Jordan, the 17th-ranked prospect in Washington's system by, lasted 4 1/3 innings, allowed three runs (one earned) on five hits and struck out one batter. Because it was Jordan's first start, manager Davey Johnson wasn't going to let him let him reach the 90-pitch mark.

"He got a lot of ground balls. He threw some good changeups, sliders. I like what I saw. It was a good outing," Johnson said. "He has a good sinking fastball."

Jordan, however, felt he had a tough time commanding his fastball.

"I wasn't as nervous as I thought I was going to be," Jordan said. "I wish I threw more strikes. I just felt during the whole game, I didn't really have my fastball. Maybe in the first inning, I didn't have it a little bit more."

Although he took the loss, Jordan was given three game balls: His first base hit in the fifth inning, his first strikeout against counterpart Dillon Gee and the first pitch he threw in a big league game.

Jordan was given a 1-0 lead in the top of the fourth inning against Gee. With two outs, Roger Bernadina doubled off the right-field wall before Kurt Suzuki drove him in with a single to right field.

But Gee settled down, pitched six innings and allowed the one run. Gee is not having a productive season, but against the Nationals, the right-hander has allowed two runs in 18 2/3 innings.

"Tip your hat to Gee. He pitched a good ballgame. That's just baseball," Johnson said. "He made good pitches. He is an aggressive pitcher, he comes right at you. He changes speeds, uses all his pitches. We were just a little bit flat. But it's just another day."

But Washington's defense made Jordan the losing pitcher. In the fourth inning, Marlon Bryd led off and hit a grounder to Zimmerman, who booted the ball for his team-leading 12th error of the season.

After Josh Satin walked and Kirk Nieuwenhuis reached base on a fielder's choice to put runners on first and third, John Buck singled to left field, scoring Byrd and tying the game at 1.

Washington's defense would falter again an inning later. After Daniel Murphy singled and reached second on a groundout by David Wright, Byrd came to the plate and hit a routine grounder to Zimmerman at third base, but Zimmerman booted the ball. Desmond then grabbed the ball and tried to throw out Murphy at third, but the ball hit Murphy and scooted past Zimmerman. That allowed Murphy to score the go-ahead run.

"That one didn't work out. If it doesn't hit his body, the ball just sits there and nothing happens. Unfortunately, the ball hit his leg and rolled away," Desmond said. "Given the opportunity again, I would try it again. There is a chance to get an out there, I want to help the kid [Jordan] out."

The Nationals have made a National League-leading 59 errors this season. Last year, Washington was one of the best defensive teams in the league.
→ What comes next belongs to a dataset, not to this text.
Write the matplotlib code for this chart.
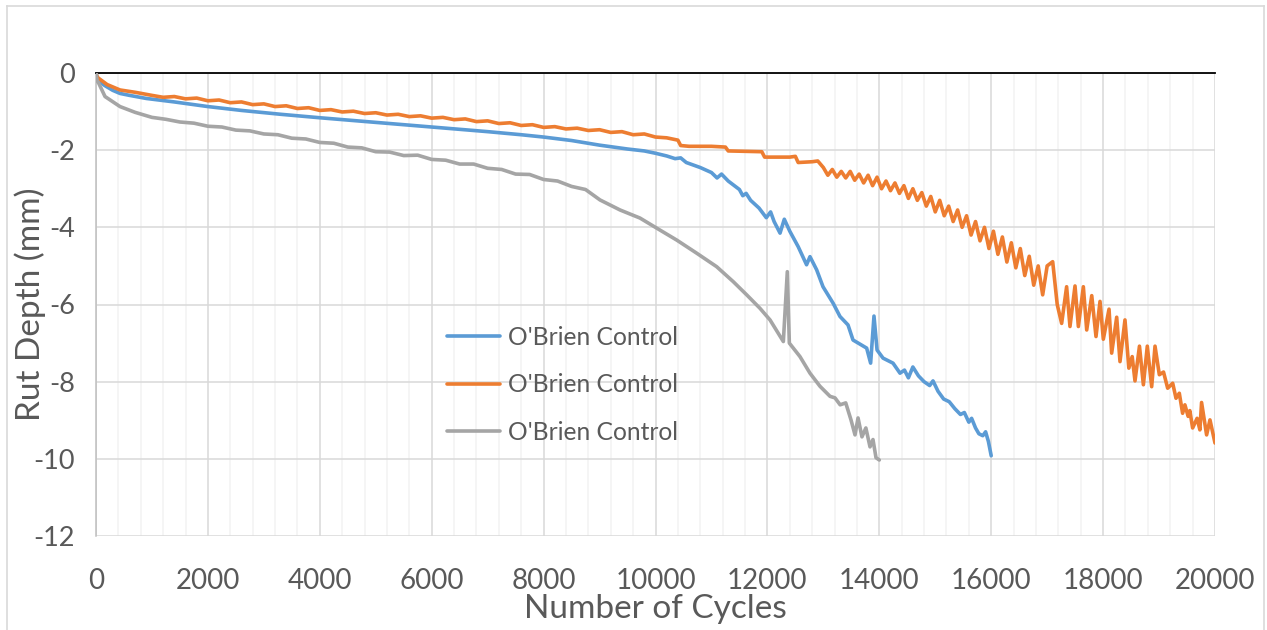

"You need some breaks once in a while," Mets manager Terry Collins said. "They made a couple errors. I've been in the league for three years now and I've never seen Ryan Zimmerman ever boot a ground ball. So we took advantage of those today and scored a couple runs, and made it hold up."

Zimmerman didn't have any excuses for making the errors, but he felt bad that Jordan had to take the loss because of his mistakes.

"The first one kind of stayed down. [Byrd] hit that ball well. The second one hopped up. Those are plays I should actually make, " Zimmerman said. "But I feel bad for Taylor. He threw the ball well, he pitched great. Those two [errors] obviously affected the outcome, for him at least. It was good to see him come up here. He really didn't look like he was nervous at all. It was a tough break for him."

For most of the season, the offense has been blamed for the Nationals' disappointing season thus far. But the defense has been struggling as well.

"We just haven't been making plays. We've making some silly throws that obviously leads to errors and things like that," Zimmerman said.

After Satin singled, Johnson took Jordan out of the game in favor of Craig Stammen, who was shaky. Nieuwenhuis was the first hitter Stammen faced and hit a sacrifice fly, scoring Byrd.

The Mets scored two more runs off Stammen in the sixth inning. Eric Young Jr. had a sacrifice fly, while Byrd picked up an RBI single.

With the loss, the Nationals are back at the .500 mark with a 40-40 mark. Last year, the Nationals were 48-32 after 80 games.